Writing for Liberation Workshop: A Reflection by Farah C. Yamini

Writing for Liberation Workshop: A Reflection by Farah C. Yamini

Lutze Segu’s workshop “Writing for Liberation”, the first workshop of the RQ Writing Academy 2017 – 2018 season at O Cinema – Wynwood, broke important silences many of us hold inside. She began by creating a safe space and set the tone by reading Audre Lorde’s essay “The Transformation of Silence into Language and Action.” In this essay, we were reminded that the machinery of white supremacy will “try to grind us into dust anyway, whether or not we speak.”

Also, the essay reminded us to not fear difference and examine mockeries of separation: just because a black woman’s experience may not be our own, does it really mean we can’t teach or learn from Black Literature? How many years have we spent teaching and learning from Plato, Shakespeare and Proust?  

To encourage us to break and examine these oppressive silences, Lutze had us write to questions like, for what do you not have words, yet? and what do you need to say? (list as many things).

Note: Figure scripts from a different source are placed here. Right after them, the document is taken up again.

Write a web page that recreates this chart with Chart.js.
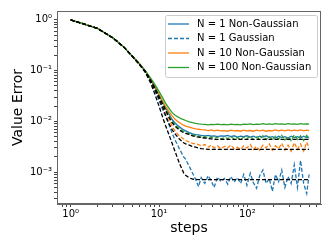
<!DOCTYPE html>
<html>
<head>
<meta charset="utf-8">
<script src="https://cdn.jsdelivr.net/npm/chart.js@4.4.0/dist/chart.umd.min.js"></script>
<style>
  html, body { margin: 0; padding: 0; background: #fff; }
  #wrap { width: 332px; height: 249px; }
</style>
</head>
<body>
<div id="wrap"><canvas id="chart" width="332" height="249"></canvas></div>
<script>
// steps sampled along the x axis
const steps = [1, 2, 3, 4, 5, 6, 7, 8, 9, 10, 11, 12, 13, 14, 15, 16, 17, 18, 19, 20,
  22, 24, 26, 28, 30, 33, 36, 39, 42, 46, 50, 55, 60, 65, 71, 77, 84, 91, 99,
  108, 117, 127, 138, 150, 163, 177, 192, 208, 226, 245, 266, 289, 313, 340, 369, 400, 434, 470, 500];

// N = 1
const nonGauss1 = [1.0, 0.68, 0.44, 0.29, 0.19, 0.135, 0.097, 0.067, 0.047, 0.033, 0.024, 0.018, 0.014, 0.011, 0.0095, 0.0085, 0.0078, 0.0072, 0.0068, 0.0065,
  0.006, 0.0057, 0.0055, 0.0054, 0.0053,
  0.0052, 0.0053, 0.0051, 0.0052, 0.005, 0.0052,
  0.0051, 0.0053, 0.005, 0.0052, 0.0049, 0.0051, 0.005, 0.0052,
  0.0049, 0.0051, 0.0048, 0.0051, 0.0049, 0.0052, 0.0048, 0.005, 0.0047, 0.0051, 0.0048, 0.005, 0.0047, 0.0051, 0.0048, 0.005, 0.0047, 0.0051, 0.0048, 0.0049];
const gauss1 = [1.0, 0.68, 0.44, 0.29, 0.19, 0.134, 0.094, 0.063, 0.04, 0.026, 0.017, 0.012, 0.0085, 0.006, 0.0045, 0.0036, 0.0029, 0.0024, 0.002, 0.0018,
  0.0013, 0.00095, 0.00072, 0.00052, 0.00078,
  0.0006, 0.00085, 0.00068, 0.0005, 0.0008, 0.00066,
  0.00075, 0.00058, 0.00082, 0.00064, 0.00078, 0.0006, 0.0009, 0.00055,
  0.00095, 0.00062, 0.00048, 0.00085, 0.0011, 0.0006, 0.00075, 0.00042, 0.0009, 0.00065, 0.0011, 0.0005, 0.00082, 0.0006, 0.0014, 0.0005, 0.0017, 0.0006, 0.00038, 0.0009];
const theory1 = [1.0, 0.68, 0.44, 0.29, 0.19, 0.132, 0.092, 0.058, 0.034, 0.02, 0.012, 0.0078, 0.0054, 0.0038, 0.0027, 0.002, 0.0015, 0.0012, 0.00097, 0.00087,
  0.00077, 0.00073, 0.00072, 0.00071, 0.00071,
  0.00071, 0.00071, 0.00071, 0.00071, 0.00071, 0.00071,
  0.00071, 0.00071, 0.00071, 0.00071, 0.00071, 0.00071, 0.00071, 0.00071,
  0.00071, 0.00071, 0.00071, 0.00071, 0.00071, 0.00071, 0.00071, 0.00071, 0.00071, 0.00071, 0.00071, 0.00071, 0.00071, 0.00071, 0.00071, 0.00071, 0.00071, 0.00071, 0.00071, 0.00071];

// N = 10
const nonGauss10 = [1.0, 0.68, 0.44, 0.29, 0.19, 0.136, 0.098, 0.07, 0.049, 0.034, 0.025, 0.019, 0.0155, 0.013, 0.0112, 0.0102, 0.0095, 0.0089, 0.0084, 0.0081,
  0.0077, 0.0074, 0.0071, 0.007, 0.0069,
  0.0068, 0.0066, 0.0068, 0.0065, 0.0067, 0.0065,
  0.0066, 0.0064, 0.0067, 0.0065, 0.0066, 0.0064, 0.0067, 0.0065,
  0.0066, 0.0064, 0.0067, 0.0065, 0.0067, 0.0064, 0.0066, 0.0065, 0.0068, 0.0065, 0.0067, 0.0065, 0.0068, 0.0065, 0.0067, 0.0066, 0.0068, 0.0065, 0.0067, 0.0066];
const gauss10 = [1.0, 0.68, 0.44, 0.29, 0.19, 0.134, 0.096, 0.065, 0.044, 0.03, 0.021, 0.015, 0.011, 0.0082, 0.0066, 0.0058, 0.0052, 0.0048, 0.0045, 0.0042,
  0.0039, 0.0037, 0.0036, 0.0035, 0.0033,
  0.0035, 0.0031, 0.0034, 0.003, 0.0033, 0.0029,
  0.0032, 0.003, 0.0034, 0.0029, 0.0031, 0.0028, 0.0033, 0.003,
  0.0035, 0.0028, 0.0032, 0.0027, 0.0034, 0.003, 0.0036, 0.0027, 0.0033, 0.0029, 0.0037, 0.0027, 0.0034, 0.0026, 0.0038, 0.0028, 0.0036, 0.0026, 0.0039, 0.003];
const theory10 = [1.0, 0.68, 0.44, 0.29, 0.19, 0.133, 0.095, 0.064, 0.042, 0.028, 0.019, 0.0125, 0.009, 0.007, 0.0058, 0.0051, 0.0045, 0.0041, 0.0038, 0.0036,
  0.0034, 0.0032, 0.0031, 0.003, 0.0029,
  0.00288, 0.0028, 0.0028, 0.0028, 0.0028, 0.0028,
  0.0028, 0.0028, 0.0028, 0.0028, 0.0028, 0.0028, 0.0028, 0.0028,
  0.0028, 0.0028, 0.0028, 0.0028, 0.0028, 0.0028, 0.0028, 0.0028, 0.0028, 0.0028, 0.0028, 0.0028, 0.0028, 0.0028, 0.0028, 0.0028, 0.0028, 0.0028, 0.0028, 0.0028];

// N = 100
const nonGauss100 = [1.0, 0.68, 0.44, 0.29, 0.19, 0.136, 0.099, 0.072, 0.053, 0.039, 0.029, 0.022, 0.018, 0.015, 0.0135, 0.0125, 0.0118, 0.0112, 0.0108, 0.0104,
  0.0098, 0.0094, 0.0091, 0.0089, 0.0088,
  0.0087, 0.0085, 0.0087, 0.0086, 0.0088, 0.0086,
  0.0087, 0.0085, 0.0088, 0.0086, 0.0087, 0.0085, 0.0088, 0.0087,
  0.0089, 0.0086, 0.0088, 0.0087, 0.009, 0.0087, 0.0089, 0.0087, 0.009, 0.0088, 0.0089, 0.0087, 0.009, 0.0088, 0.0089, 0.0087, 0.009, 0.0088, 0.0089, 0.0088];
const gauss100 = [1.0, 0.68, 0.44, 0.29, 0.19, 0.135, 0.097, 0.067, 0.046, 0.032, 0.023, 0.017, 0.013, 0.0102, 0.0088, 0.0079, 0.0072, 0.0067, 0.0063, 0.006,
  0.0057, 0.0054, 0.0052, 0.0051, 0.0049,
  0.005, 0.0047, 0.0049, 0.0046, 0.0049, 0.0045,
  0.0048, 0.0046, 0.005, 0.0045, 0.0048, 0.0044, 0.0049, 0.0046,
  0.0051, 0.0044, 0.0049, 0.0045, 0.0052, 0.0044, 0.005, 0.0043, 0.0051, 0.0045, 0.0053, 0.0043, 0.005, 0.0042, 0.0054, 0.0044, 0.0052, 0.0042, 0.0053, 0.0045];
const theory100 = [1.0, 0.68, 0.44, 0.29, 0.19, 0.134, 0.096, 0.066, 0.045, 0.031, 0.022, 0.016, 0.012, 0.0095, 0.0082, 0.0074, 0.0068, 0.0063, 0.006, 0.0058,
  0.0055, 0.0052, 0.005, 0.0049, 0.0048,
  0.0047, 0.0046, 0.0045, 0.0044, 0.0044, 0.0044,
  0.0044, 0.0044, 0.0044, 0.0044, 0.0044, 0.0044, 0.0044, 0.0044,
  0.0044, 0.0044, 0.0044, 0.0044, 0.0044, 0.0044, 0.0044, 0.0044, 0.0044, 0.0044, 0.0044, 0.0044, 0.0044, 0.0044, 0.0044, 0.0044, 0.0044, 0.0044, 0.0044, 0.0044];

// tick positions (matplotlib style log ticks, majors get a label)
const xTicks = [0.8, 0.9, 1, 2, 3, 4, 5, 6, 7, 8, 9, 10, 20, 30, 40, 50, 60, 70, 80, 90, 100, 200, 300, 400, 500, 600];
const yTicks = [0.0003, 0.0004, 0.0005, 0.0006, 0.0007, 0.0008, 0.0009, 0.001,
  0.002, 0.003, 0.004, 0.005, 0.006, 0.007, 0.008, 0.009, 0.01,
  0.02, 0.03, 0.04, 0.05, 0.06, 0.07, 0.08, 0.09, 0.1,
  0.2, 0.3, 0.4, 0.5, 0.6, 0.7, 0.8, 0.9, 1];

const BLUE = '#1f77b4', ORANGE = '#ff7f0e', GREEN = '#2ca02c';
const FONT = 'DejaVu Sans';
const supers = { '0': '\u2070', '1': '\u00b9', '2': '\u00b2', '3': '\u00b3', '-': '\u207b' };

function powerLabel(v) {
    const p = Math.log10(v);
    const r = Math.round(p);
    if (Math.abs(p - r) > 1e-6) return '';
    return '10' + String(r).split('').map(c => supers[c]).join('');
}

function pts(arr) {
    return steps.map((s, i) => ({ x: s, y: arr[i] }));
}

function line(label, arr, color, dashed, order, legendRank) {
    return {
        label: label,
        data: pts(arr),
        borderColor: color,
        borderWidth: 1.3,
        borderDash: dashed ? [4, 2] : [],
        pointRadius: 0,
        tension: 0,
        fill: false,
        order: order,
        legendRank: legendRank
    };
}

// top/right spines like matplotlib
const framePlugin = {
    id: 'frame',
    afterDatasetsDraw(chart) {
        const a = chart.chartArea, ctx = chart.ctx;
        ctx.save();
        ctx.strokeStyle = '#666';
        ctx.lineWidth = 1;
        ctx.strokeRect(a.left + 0.5, a.top + 0.5, a.right - a.left - 1, a.bottom - a.top - 1);
        ctx.restore();
    }
};

// legend box inside the plot, upper right
const boxLegend = {
    id: 'boxLegend',
    afterDraw(chart) {
        const ctx = chart.ctx;
        const items = chart.data.datasets.filter(d => d.legendRank > 0)
            .sort((a, b) => a.legendRank - b.legendRank);
        const bx = 165, by = 15, bw = 152, bh = 62;
        ctx.save();
        ctx.fillStyle = 'rgba(255,255,255,0.8)';
        ctx.strokeStyle = '#cccccc';
        ctx.lineWidth = 1;
        ctx.beginPath();
        ctx.roundRect(bx + 0.5, by + 0.5, bw, bh, 2);
        ctx.fill();
        ctx.stroke();
        ctx.font = '10px "' + FONT + '"';
        ctx.textBaseline = 'middle';
        ctx.fillStyle = '#000';
        items.forEach((d, i) => {
            const y = by + 9 + i * 14.5;
            ctx.strokeStyle = d.borderColor;
            ctx.lineWidth = d.borderWidth;
            ctx.setLineDash(d.borderDash);
            ctx.beginPath();
            ctx.moveTo(168, y);
            ctx.lineTo(189, y);
            ctx.stroke();
            ctx.setLineDash([]);
            ctx.fillText(d.label, 197, y);
        });
        ctx.restore();
    }
};

function chartInit() {
    const ctx = document.getElementById('chart').getContext('2d');
    new Chart(ctx, {
        type: 'line',
        data: {
            datasets: [
                line('N = 1 Non-Gaussian', nonGauss1, BLUE, false, 8, 1),
                line('N = 1 Gaussian', gauss1, BLUE, true, 7, 2),
                line('N = 1 theory', theory1, '#000', true, 2, 0),
                line('N = 10 Non-Gaussian', nonGauss10, ORANGE, false, 6, 3),
                line('N = 10 Gaussian', gauss10, ORANGE, true, 5, 0),
                line('N = 10 theory', theory10, '#000', true, 1, 0),
                line('N = 100 Non-Gaussian', nonGauss100, GREEN, false, 4, 4),
                line('N = 100 Gaussian', gauss100, GREEN, true, 3, 0),
                line('N = 100 theory', theory100, '#000', true, 0, 0)
            ]
        },
        options: {
            responsive: false,
            animation: false,
            devicePixelRatio: 1,
            layout: { padding: { top: 11, right: 11, left: 0, bottom: 0 } },
            plugins: { legend: { display: false }, tooltip: { enabled: false } },
            scales: {
                x: {
                    type: 'logarithmic',
                    min: 0.733,
                    max: 682,
                    afterBuildTicks: axis => { axis.ticks = xTicks.map(v => ({ value: v })); },
                    afterFit: axis => { axis.height = 45; },
                    ticks: {
                        callback: v => powerLabel(v),
                        autoSkip: false,
                        maxRotation: 0,
                        padding: 1,
                        color: '#000',
                        font: { family: FONT, size: 10 }
                    },
                    grid: { drawOnChartArea: false, tickLength: 3, tickColor: '#444' },
                    border: { color: '#666', width: 1 },
                    title: {
                        display: true,
                        text: 'steps',
                        color: '#000',
                        font: { family: FONT, size: 14 },
                        padding: { top: 0, bottom: 12 }
                    }
                },
                y: {
                    type: 'logarithmic',
                    min: 0.000236,
                    max: 1.49,
                    afterBuildTicks: axis => { axis.ticks = yTicks.map(v => ({ value: v })); },
                    afterFit: axis => { axis.width = 57; },
                    ticks: {
                        callback: v => powerLabel(v),
                        autoSkip: false,
                        padding: 2,
                        color: '#000',
                        font: { family: FONT, size: 10 }
                    },
                    grid: { drawOnChartArea: false, tickLength: 3, tickColor: '#444' },
                    border: { color: '#666', width: 1 },
                    title: {
                        display: true,
                        text: 'Value Error',
                        color: '#000',
                        font: { family: FONT, size: 14 },
                        padding: { top: 10, bottom: 0 }
                    }
                }
            }
        },
        plugins: [framePlugin, boxLegend]
    });
}

chartInit();
</script>
</body>
</html>
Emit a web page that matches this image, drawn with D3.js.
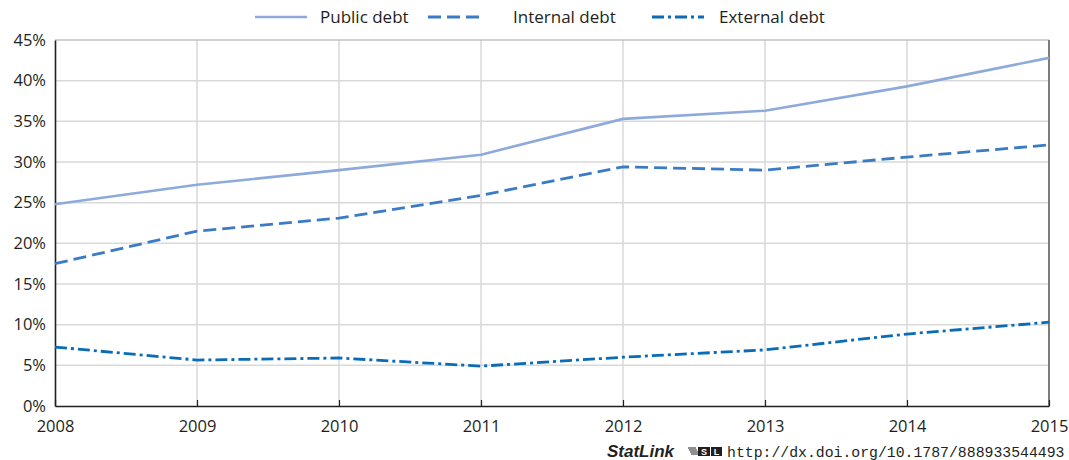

In order for us to be the decision makers of our writing, we also wrote to the prompt “if we have been socialized to respect fear more than our own need for language, first ask yourself what’s the worst that could happen to me if I tell this truth?” As a last exercise of breaking silences, of being bold and vulnerable, workshop participants paired up with someone who was different from them, and exchanged answers they wanted to speak up about.

Attendance: 25

Workshop Description: Who would you be if you could radically decenter the white heteropatriarchal gaze? The most insidious act of violence white supremacy inflicts is it robs us of our imagination. White supremacy is a fight that first begins in the mind. A world where Black lives truly matter, a world where the gender binary is dismantled, and a world where all bodies are worthy of love and having their basic needs met can exist if we can cultivate these worlds in our creative minds. This workshop is for writers and aspiring writers who want to decolonize their thinking and pluralize the concept of freedom. In using an intersectional framework and series of writing prompts, writers will wrestle with the question: what does it mean to be a QTPOC and thrive against the backdrop of white supremacy?